Bien sûr, il y a certains problèmes collectifs qu’on ne peut résoudre que par l’expropriation. Une personne peut demander, pour céder son terrain, un prix exorbitant, supérieur non seulement à celui du marché mais aussi à la valeur qu’elle attache subjectivement à son bien, en sachant qu’un projet ne sera pas réalisable sans celui-ci. Si le projet est véritablement public ― s’il s’agit, disons, de construire une route ou de créer un parc national ― l’expropriation (avec compensation, bien sûr!) est un outil approprié pour le réaliser. Mais s’il s’agit d’un projet privé, tel que la construction d’une mine, dont les avantages iront à ses propriétaires plutôt qu’au public en général, pourquoi la puissance publique doit-elle l’appuyer?

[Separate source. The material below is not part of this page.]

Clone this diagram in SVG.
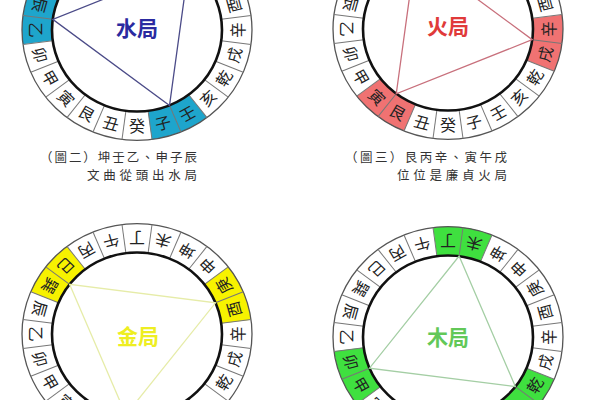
<svg xmlns="http://www.w3.org/2000/svg" xmlns:xlink="http://www.w3.org/1999/xlink" width="600" height="400" viewBox="0 0 600 400">
<style>
.m{font-family:"Noto Sans CJK TC","Noto Sans CJK SC",sans-serif;font-size:16px;fill:#222;text-anchor:middle;dominant-baseline:central}
.hl{fill:none;stroke-width:30;stroke-dasharray:30 90}
.tri{fill:none;stroke-width:1.3}
.lab{font-family:"Noto Sans CJK TC","Noto Sans CJK SC",sans-serif;font-size:21px;font-weight:700;text-anchor:middle;dominant-baseline:central}
.cap{font-family:"Noto Sans CJK TC","Noto Sans CJK SC",sans-serif;font-size:12.5px;fill:#333}
</style>
<defs>
<g id="frame">
<circle r="115" fill="none" stroke="#555" stroke-width="1.3"/>
<g stroke="#777" stroke-width="1">
<line x1="0" y1="85" x2="0" y2="115" transform="rotate(-7.5)"/>
<line x1="0" y1="85" x2="0" y2="115" transform="rotate(7.5)"/>
<line x1="0" y1="85" x2="0" y2="115" transform="rotate(22.5)"/>
<line x1="0" y1="85" x2="0" y2="115" transform="rotate(37.5)"/>
<line x1="0" y1="85" x2="0" y2="115" transform="rotate(52.5)"/>
<line x1="0" y1="85" x2="0" y2="115" transform="rotate(67.5)"/>
<line x1="0" y1="85" x2="0" y2="115" transform="rotate(82.5)"/>
<line x1="0" y1="85" x2="0" y2="115" transform="rotate(97.5)"/>
<line x1="0" y1="85" x2="0" y2="115" transform="rotate(112.5)"/>
<line x1="0" y1="85" x2="0" y2="115" transform="rotate(127.5)"/>
<line x1="0" y1="85" x2="0" y2="115" transform="rotate(142.5)"/>
<line x1="0" y1="85" x2="0" y2="115" transform="rotate(157.5)"/>
<line x1="0" y1="85" x2="0" y2="115" transform="rotate(172.5)"/>
<line x1="0" y1="85" x2="0" y2="115" transform="rotate(187.5)"/>
<line x1="0" y1="85" x2="0" y2="115" transform="rotate(202.5)"/>
<line x1="0" y1="85" x2="0" y2="115" transform="rotate(217.5)"/>
<line x1="0" y1="85" x2="0" y2="115" transform="rotate(232.5)"/>
<line x1="0" y1="85" x2="0" y2="115" transform="rotate(247.5)"/>
<line x1="0" y1="85" x2="0" y2="115" transform="rotate(262.5)"/>
<line x1="0" y1="85" x2="0" y2="115" transform="rotate(277.5)"/>
<line x1="0" y1="85" x2="0" y2="115" transform="rotate(292.5)"/>
<line x1="0" y1="85" x2="0" y2="115" transform="rotate(307.5)"/>
<line x1="0" y1="85" x2="0" y2="115" transform="rotate(322.5)"/>
<line x1="0" y1="85" x2="0" y2="115" transform="rotate(337.5)"/>
</g>
<circle r="85" fill="none" stroke="#111" stroke-width="2.6"/>
</g>
</defs>

<!-- Water chart (top part lies outside the picture) -->
<g id="chart-water" transform="translate(137 30) scale(1 0.96)">
<circle class="hl" r="100" pathLength="360" stroke="#1ea5cc" stroke-dashoffset="-52.5"/>
<use href="#frame"/>
<g class="m">
<text transform="rotate(-15) translate(0 100)">子</text><text transform="rotate(0) translate(0 100)">癸</text><text transform="rotate(15) translate(0 100)">丑</text><text transform="rotate(30) translate(0 100)">艮</text><text transform="rotate(45) translate(0 100)">寅</text><text transform="rotate(60) translate(0 100)">甲</text><text transform="rotate(75) translate(0 100)">卯</text><text transform="rotate(90) translate(0 100)">乙</text><text transform="rotate(105) translate(0 100)">辰</text><text transform="rotate(255) translate(0 100)">酉</text><text transform="rotate(270) translate(0 100)">辛</text><text transform="rotate(285) translate(0 100)">戌</text><text transform="rotate(300) translate(0 100)">乾</text><text transform="rotate(315) translate(0 100)">亥</text><text transform="rotate(330) translate(0 100)">壬</text>
</g>
<g id="connectors-water"><polygon class="tri" stroke="#4b4b88" points="32.53,78.53 -84.27,-11.10 51.74,-67.43"/></g>
</g>
<text class="lab" x="137" y="27" fill="#2a2aa0">水局</text>

<!-- Fire chart -->
<g id="chart-fire" transform="translate(448 29) scale(1 0.96)">
<circle class="hl" r="100" pathLength="360" stroke="#f07272" stroke-dashoffset="-112.5"/>
<use href="#frame"/>
<g class="m">
<text transform="rotate(-15) translate(0 100)">子</text><text transform="rotate(0) translate(0 100)">癸</text><text transform="rotate(15) translate(0 100)">丑</text><text transform="rotate(30) translate(0 100)">艮</text><text transform="rotate(45) translate(0 100)">寅</text><text transform="rotate(60) translate(0 100)">甲</text><text transform="rotate(75) translate(0 100)">卯</text><text transform="rotate(90) translate(0 100)">乙</text><text transform="rotate(105) translate(0 100)">辰</text><text transform="rotate(255) translate(0 100)">酉</text><text transform="rotate(270) translate(0 100)">辛</text><text transform="rotate(285) translate(0 100)">戌</text><text transform="rotate(300) translate(0 100)">乾</text><text transform="rotate(315) translate(0 100)">亥</text><text transform="rotate(330) translate(0 100)">壬</text>
</g>
<g id="connectors-fire"><polygon class="tri" stroke="#c8707c" points="-51.74,67.43 -32.53,-78.53 84.27,11.10"/></g>
</g>
<text class="lab" x="448" y="25" fill="#e03a3a">火局</text>

<!-- Metal chart (bottom part lies outside the picture) -->
<g id="chart-metal" transform="translate(137 334) scale(1 0.96)">
<circle class="hl" r="100" pathLength="360" stroke="#f7f200" stroke-dashoffset="-82.5"/>
<use href="#frame"/>
<g class="m">
<text transform="rotate(45) translate(0 100)">寅</text><text transform="rotate(60) translate(0 100)">甲</text><text transform="rotate(75) translate(0 100)">卯</text><text transform="rotate(90) translate(0 100)">乙</text><text transform="rotate(105) translate(0 100)">辰</text><text transform="rotate(120) translate(0 100)">巽</text><text transform="rotate(135) translate(0 100)">巳</text><text transform="rotate(150) translate(0 100)">丙</text><text transform="rotate(165) translate(0 100)">午</text><text transform="rotate(180) translate(0 100)">丁</text><text transform="rotate(195) translate(0 100)">未</text><text transform="rotate(210) translate(0 100)">坤</text><text transform="rotate(225) translate(0 100)">申</text><text transform="rotate(240) translate(0 100)">庚</text><text transform="rotate(255) translate(0 100)">酉</text><text transform="rotate(270) translate(0 100)">辛</text><text transform="rotate(285) translate(0 100)">戌</text><text transform="rotate(300) translate(0 100)">乾</text>
</g>
<g id="connectors-metal"><polygon class="tri" stroke="#e6eca8" stroke-width="1.6" points="-11.10,84.27 -67.43,-51.74 78.53,-32.53"/></g>
</g>
<text class="lab" x="138" y="335" fill="#eeee22">金局</text>

<!-- Wood chart -->
<g id="chart-wood" transform="translate(448 337) scale(1 0.96)">
<circle class="hl" r="100" pathLength="360" stroke="#3fe03f" stroke-dashoffset="-22.5"/>
<use href="#frame"/>
<g class="m">
<text transform="rotate(45) translate(0 100)">寅</text><text transform="rotate(60) translate(0 100)">甲</text><text transform="rotate(75) translate(0 100)">卯</text><text transform="rotate(90) translate(0 100)">乙</text><text transform="rotate(105) translate(0 100)">辰</text><text transform="rotate(120) translate(0 100)">巽</text><text transform="rotate(135) translate(0 100)">巳</text><text transform="rotate(150) translate(0 100)">丙</text><text transform="rotate(165) translate(0 100)">午</text><text transform="rotate(180) translate(0 100)">丁</text><text transform="rotate(195) translate(0 100)">未</text><text transform="rotate(210) translate(0 100)">坤</text><text transform="rotate(225) translate(0 100)">申</text><text transform="rotate(240) translate(0 100)">庚</text><text transform="rotate(255) translate(0 100)">酉</text><text transform="rotate(270) translate(0 100)">辛</text><text transform="rotate(285) translate(0 100)">戌</text><text transform="rotate(300) translate(0 100)">乾</text>
</g>
<g id="connectors-wood"><polygon class="tri" stroke="#a4cea4" points="67.43,51.74 -78.53,32.53 11.10,-84.27"/></g>
</g>
<text class="lab" x="448" y="336" fill="#62c858">木局</text>

<!-- Captions -->
<g id="caption-2" class="cap">
<text x="40" y="162" textLength="157" lengthAdjust="spacing">（圖二）坤壬乙、申子辰</text>
<text x="87" y="180" textLength="110" lengthAdjust="spacing">文曲從頭出水局</text>
</g>
<g id="caption-3" class="cap">
<text x="345" y="162" textLength="162" lengthAdjust="spacing">（圖三）艮丙辛、寅午戌</text>
<text x="397" y="180" textLength="110" lengthAdjust="spacing">位位是廉貞火局</text>
</g>
</svg>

Le législateur québécois a pourtant jugé que les projets des compagnies minières sont plus importants que ceux des résidents, des commerçants ou des agriculteurs. Tout comme dans le cas de la « suramende compensatoire » (“victim surcharge“) imposée aux personnes trouvées coupables d’une infraction supposément en vue d’aider les victimes de la criminalité, tout comme bien d’autres programmes gouvernementaux, il s’agit d’une forme de redistribution de ceux ont (généralement) moins de moyens vers ceux qui en ont (généralement) bien davantage. C’est une injustice ― une injustice rendue possible par l’absence de protection constitutionnelle du droit de propriété.